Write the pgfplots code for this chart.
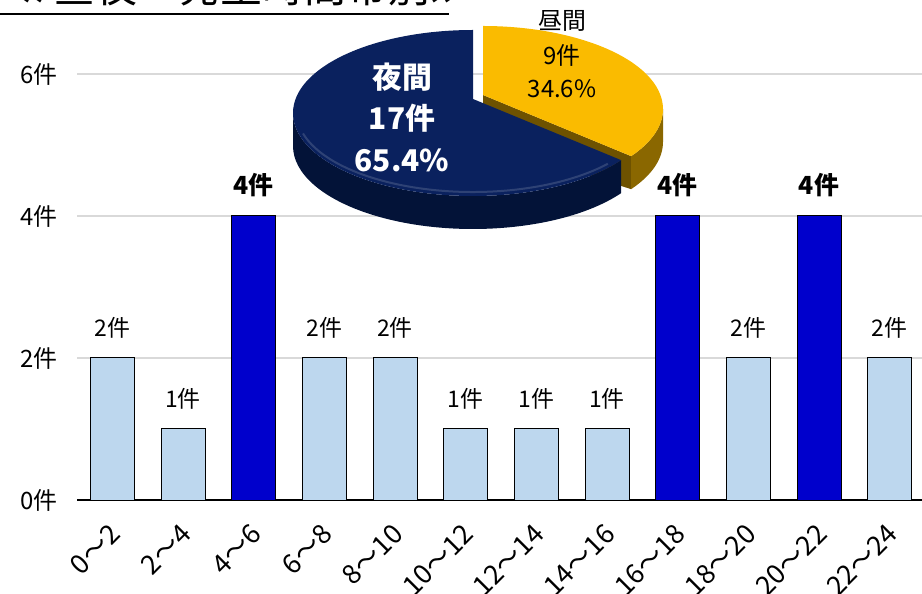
\documentclass[border=0pt]{standalone}
\usepackage{fontspec}
\setmainfont{Noto Sans CJK JP}
\usepackage{pgfplots}
\pgfplotsset{compat=1.18}
\definecolor{lightbar}{HTML}{BDD7EE}
\definecolor{darkbar}{HTML}{0000CC}
\definecolor{pienavy}{HTML}{0A215E}
\definecolor{pienavyside}{HTML}{031338}
\definecolor{pieyellow}{HTML}{FABB00}
\definecolor{pieyellowside}{HTML}{8A6700}
\definecolor{pieyellowface}{HTML}{6E5200}
\definecolor{gridgray}{HTML}{D9D9D9}
\begin{document}
\begin{tikzpicture}
\useasboundingbox (0,0) rectangle (922bp,594bp);
\clip (0,0) rectangle (922bp,594bp);
\begin{axis}[
  at={(77bp,94bp)}, anchor=south west,
  scale only axis, width=848bp, height=426bp,
  xmin=-0.5, xmax=11.5, ymin=0, ymax=6,
  axis x line*=bottom, axis y line*=left,
  y axis line style={draw=none},
  x axis line style={line width=1.8bp, black, -},
  xtick={0,...,11},
  xticklabels={0〜2,2〜4,4〜6,6〜8,8〜10,10〜12,12〜14,14〜16,16〜18,18〜20,20〜22,22〜24},
  ytick={0,2,4,6},
  yticklabel={\pgfmathprintnumber{\tick}件},
  /pgf/number format/assume math mode=true,
  major tick length=0pt,
  ymajorgrids, grid style={gridgray, line width=1.3bp},
  yticklabel style={font=\fontsize{24}{24}\selectfont, anchor=east, inner sep=0pt, xshift=-19bp},
  xticklabel style={font=\fontsize{27}{27}\selectfont, inner sep=0pt, xshift=3bp, yshift=-29bp, rotate=45, anchor=east},
  nodes near coords={\pgfmathprintnumber{\pgfplotspointmeta}件},
  every node near coord/.append style={anchor=south, inner sep=0pt, yshift=19bp, text=black},
  clip=false,
]
\addplot[ybar, bar width=44bp, bar shift=0pt, fill=lightbar, draw=black, line width=1bp,
  every node near coord/.append style={font=\fontsize{23}{23}\selectfont}]
  coordinates {(0,2) (1,1) (3,2) (4,2) (5,1) (6,1) (7,1) (9,2) (11,2)};
\addplot[ybar, bar width=44bp, bar shift=0pt, fill=darkbar, draw=black, line width=1bp,
  every node near coord/.append style={font=\fontsize{25}{25}\selectfont\bfseries}]
  coordinates {(2,4) (8,4) (10,4)};
\end{axis}
% title (cut off at the top of the picture)
\node[anchor=base west, inner sep=0pt, font=\fontsize{42}{42}\selectfont] at (2bp,591bp) {≪ 昼夜　発生時間帯別≫};
\draw[line width=2bp] (0,580bp) -- (449bp,580bp);
% pie: night 17, day 9
\def\nightval{17}\def\dayval{9}
\pgfmathsetmacro\e{90+360*\nightval/(\nightval+\dayval)}
\begin{scope}[shift={(483bp,485bp)}, x radius=180bp, y radius=83bp]
  \fill[pieyellowface] (0,14bp) -- (\e:180bp and 83bp) -- ++(0,-33bp) -- (0,-33bp) -- cycle;
  \fill[pieyellowside] (\e:180bp and 83bp) arc[start angle=\e, end angle=360] -- ++(0,-33bp) arc[start angle=360, end angle=\e] -- cycle;
  \fill[pieyellow] (0,14bp) -- (\e:180bp and 83bp) arc[start angle=\e, end angle=450] -- cycle;
\end{scope}
\begin{scope}[shift={(473bp,481bp)}, x radius=180bp, y radius=83bp]
  \fill[pienavyside] (180:180bp and 83bp) arc[start angle=180, end angle=\e] -- ++(0,-33bp) arc[start angle=\e, end angle=180] -- cycle;
  \fill[pienavy] (0,14bp) -- (90:180bp and 83bp) arc[start angle=90, end angle=\e] -- cycle;
  \draw[white, opacity=0.15, line width=2bp] (195:176bp and 79bp) arc[start angle=195, end angle=320, x radius=176bp, y radius=79bp];
\end{scope}
% pie labels
\begin{scope}[every node/.style={inner sep=0pt}]
\node[text=white, font=\fontsize{30}{30}\selectfont\bfseries] at (402bp,517bp) {夜間};
\node[text=white, font=\fontsize{30}{30}\selectfont\bfseries] at (402bp,476bp) {17件};
\node[text=white, font=\fontsize{30}{30}\selectfont\bfseries] at (402bp,434bp) {65.4\%};
\node[text=black, font=\fontsize{24}{24}\selectfont] at (562bp,573bp) {昼間};
\node[text=black, font=\fontsize{24}{24}\selectfont] at (562bp,539bp) {9件};
\node[text=black, font=\fontsize{24}{24}\selectfont] at (562bp,505bp) {34.6\%};
\end{scope}
\end{tikzpicture}
\end{document}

━━━━━━━━

What this task involves>
Each line above is to be copied verbatim. Drop any image from the copy.

The answer>
Write the pgfplots code for this chart.
\documentclass[border=0pt]{standalone}
\usepackage{fontspec}
\setmainfont{Noto Sans CJK JP}
\usepackage{pgfplots}
\pgfplotsset{compat=1.18}
\definecolor{lightbar}{HTML}{BDD7EE}
\definecolor{darkbar}{HTML}{0000CC}
\definecolor{pienavy}{HTML}{0A215E}
\definecolor{pienavyside}{HTML}{031338}
\definecolor{pieyellow}{HTML}{FABB00}
\definecolor{pieyellowside}{HTML}{8A6700}
\definecolor{pieyellowface}{HTML}{6E5200}
\definecolor{gridgray}{HTML}{D9D9D9}
\begin{document}
\begin{tikzpicture}
\useasboundingbox (0,0) rectangle (922bp,594bp);
\clip (0,0) rectangle (922bp,594bp);
\begin{axis}[
  at={(77bp,94bp)}, anchor=south west,
  scale only axis, width=848bp, height=426bp,
  xmin=-0.5, xmax=11.5, ymin=0, ymax=6,
  axis x line*=bottom, axis y line*=left,
  y axis line style={draw=none},
  x axis line style={line width=1.8bp, black, -},
  xtick={0,...,11},
  xticklabels={0〜2,2〜4,4〜6,6〜8,8〜10,10〜12,12〜14,14〜16,16〜18,18〜20,20〜22,22〜24},
  ytick={0,2,4,6},
  yticklabel={\pgfmathprintnumber{\tick}件},
  /pgf/number format/assume math mode=true,
  major tick length=0pt,
  ymajorgrids, grid style={gridgray, line width=1.3bp},
  yticklabel style={font=\fontsize{24}{24}\selectfont, anchor=east, inner sep=0pt, xshift=-19bp},
  xticklabel style={font=\fontsize{27}{27}\selectfont, inner sep=0pt, xshift=3bp, yshift=-29bp, rotate=45, anchor=east},
  nodes near coords={\pgfmathprintnumber{\pgfplotspointmeta}件},
  every node near coord/.append style={anchor=south, inner sep=0pt, yshift=19bp, text=black},
  clip=false,
]
\addplot[ybar, bar width=44bp, bar shift=0pt, fill=lightbar, draw=black, line width=1bp,
  every node near coord/.append style={font=\fontsize{23}{23}\selectfont}]
  coordinates {(0,2) (1,1) (3,2) (4,2) (5,1) (6,1) (7,1) (9,2) (11,2)};
\addplot[ybar, bar width=44bp, bar shift=0pt, fill=darkbar, draw=black, line width=1bp,
  every node near coord/.append style={font=\fontsize{25}{25}\selectfont\bfseries}]
  coordinates {(2,4) (8,4) (10,4)};
\end{axis}
% title (cut off at the top of the picture)
\node[anchor=base west, inner sep=0pt, font=\fontsize{42}{42}\selectfont] at (2bp,591bp) {≪ 昼夜　発生時間帯別≫};
\draw[line width=2bp] (0,580bp) -- (449bp,580bp);
% pie: night 17, day 9
\def\nightval{17}\def\dayval{9}
\pgfmathsetmacro\e{90+360*\nightval/(\nightval+\dayval)}
\begin{scope}[shift={(483bp,485bp)}, x radius=180bp, y radius=83bp]
  \fill[pieyellowface] (0,14bp) -- (\e:180bp and 83bp) -- ++(0,-33bp) -- (0,-33bp) -- cycle;
  \fill[pieyellowside] (\e:180bp and 83bp) arc[start angle=\e, end angle=360] -- ++(0,-33bp) arc[start angle=360, end angle=\e] -- cycle;
  \fill[pieyellow] (0,14bp) -- (\e:180bp and 83bp) arc[start angle=\e, end angle=450] -- cycle;
\end{scope}
\begin{scope}[shift={(473bp,481bp)}, x radius=180bp, y radius=83bp]
  \fill[pienavyside] (180:180bp and 83bp) arc[start angle=180, end angle=\e] -- ++(0,-33bp) arc[start angle=\e, end angle=180] -- cycle;
  \fill[pienavy] (0,14bp) -- (90:180bp and 83bp) arc[start angle=90, end angle=\e] -- cycle;
  \draw[white, opacity=0.15, line width=2bp] (195:176bp and 79bp) arc[start angle=195, end angle=320, x radius=176bp, y radius=79bp];
\end{scope}
% pie labels
\begin{scope}[every node/.style={inner sep=0pt}]
\node[text=white, font=\fontsize{30}{30}\selectfont\bfseries] at (402bp,517bp) {夜間};
\node[text=white, font=\fontsize{30}{30}\selectfont\bfseries] at (402bp,476bp) {17件};
\node[text=white, font=\fontsize{30}{30}\selectfont\bfseries] at (402bp,434bp) {65.4\%};
\node[text=black, font=\fontsize{24}{24}\selectfont] at (562bp,573bp) {昼間};
\node[text=black, font=\fontsize{24}{24}\selectfont] at (562bp,539bp) {9件};
\node[text=black, font=\fontsize{24}{24}\selectfont] at (562bp,505bp) {34.6\%};
\end{scope}
\end{tikzpicture}
\end{document}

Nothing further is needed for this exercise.